La precisión clínica de los encuadres de Haneke asfixia el periplo de la enfermedad degenerativa de Anne y el vínculo sufriente de marido/cuidador de Georges. Haneke los va arrinconando, va convirtiendo este encierro casi polanskiano en la crónica de un invasor implacable que va ganando terreno. Nos ahorramos la excursión al hospital, pero no la silla de ruedas, las enfermeras eficazmente distantes, las duchas infernales, la pérdida del habla, el ruido sordo del dolor, la desesperación que cristaliza en una bofetada ino-portuna. Lo que genera adhesión o rechazo es la franqueza, la desnudez con que se nos retrata ese proceso; lo que sorprende es que el conjunto exude una ternura insólita en el cineasta austriaco, que ha firmado con «Amor» su primera película triste. Lo que quiere decir la menos teórica, la menos brechtiana, la menos temerosa de tocar la piel del espectador sin reproches de por medio.

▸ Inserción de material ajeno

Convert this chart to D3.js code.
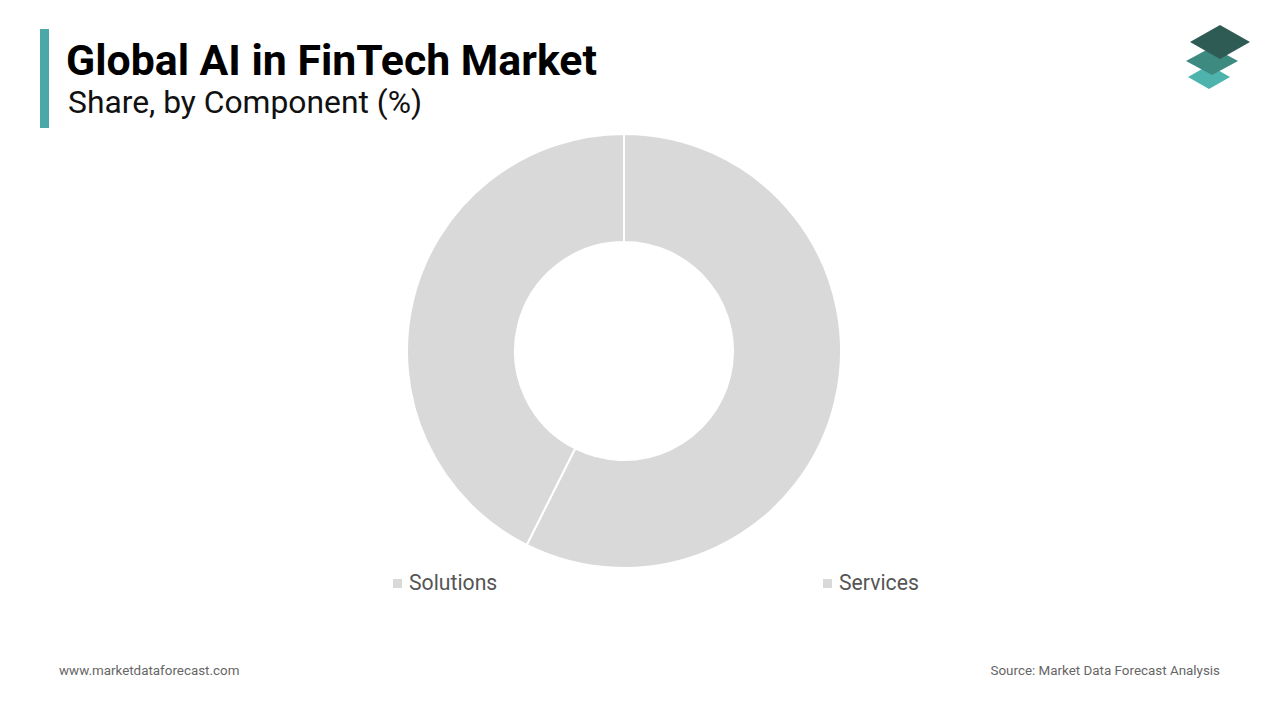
<!DOCTYPE html>
<html><head><meta charset="utf-8">
<script src="https://cdn.jsdelivr.net/npm/d3@7"></script>
<style>body{margin:0;background:#fff;font-family:Roboto,sans-serif}</style></head>
<body><svg id="c" width="1280" height="720"></svg>
<script>
const categories = ["Solutions","Services"];
const values = [57.4, 42.6];
const colors = ["#d9d9d9","#d9d9d9"];

const svg = d3.select("#c");
svg.append("rect").attr("x",40).attr("y",29).attr("width",9).attr("height",99).attr("fill","#4aa8a8");
svg.append("text").attr("x",66).attr("y",75).attr("font-size",42.8).attr("font-weight",700).attr("fill","#000").text("Global AI in FinTech Market");
svg.append("text").attr("x",68).attr("y",113).attr("font-size",31.8).attr("fill","#111").text("Share, by Component (%)");

const pie = d3.pie().sort(null).value(d=>d)(values);
const arc = d3.arc().innerRadius(109).outerRadius(217);
const g = svg.append("g").attr("transform","translate(624,351)");
g.selectAll("path").data(pie).join("path").attr("d",arc).attr("fill",(d,i)=>colors[i]).attr("stroke","#fff").attr("stroke-width",2);

const lx=[393,823];
categories.forEach((c,i)=>{
  svg.append("rect").attr("x",lx[i]).attr("y",579).attr("width",9).attr("height",9).attr("fill",colors[i]);
  svg.append("text").attr("x",lx[i]+16).attr("y",590).attr("font-size",21.2).attr("fill","#555").text(c);
});
svg.append("text").attr("x",59).attr("y",675).attr("font-size",13.4).attr("fill","#666").text("www.marketdataforecast.com");
svg.append("text").attr("x",1220).attr("y",675).attr("font-size",13.4).attr("fill","#666").attr("text-anchor","end").text("Source: Market Data Forecast Analysis");

const lg = svg.append("g");
const dia=(cx,cy,w,h,f)=>lg.append("path").attr("d",`M${cx-w},${cy}L${cx},${cy-h}L${cx+w},${cy}L${cx},${cy+h}Z`).attr("fill",f);
dia(1209,77,21,12,"#4fb3ad");
dia(1212,61,26,14,"#3d8a80");
dia(1220,42,30,17,"#2f5b55");
</script></body></html>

La imbatible honestidad de Emmanuelle Riva y Jean-Louis Trintignant al afrontar el reto heroico de dejarse filmar por un Haneke que los transforma en ásperas reencarnaciones de un tiempo que no perdona justifica por sí sola la visión de la película. Sin embargo, el gran hallazgo de «Amor» es que, después de todo, cuenta la historia de dos personas que creen que lo que sienten el uno por el otro es, claro, el fin de todas las cosas. La piedad, el sacrificio, la generosidad hacen que un acto atroz sea, en el fondo, un modo de resistirse a la implacable tiranía de la muerte, un último beso para vencer la impotencia que produce el mundo cuando cierra los ojos.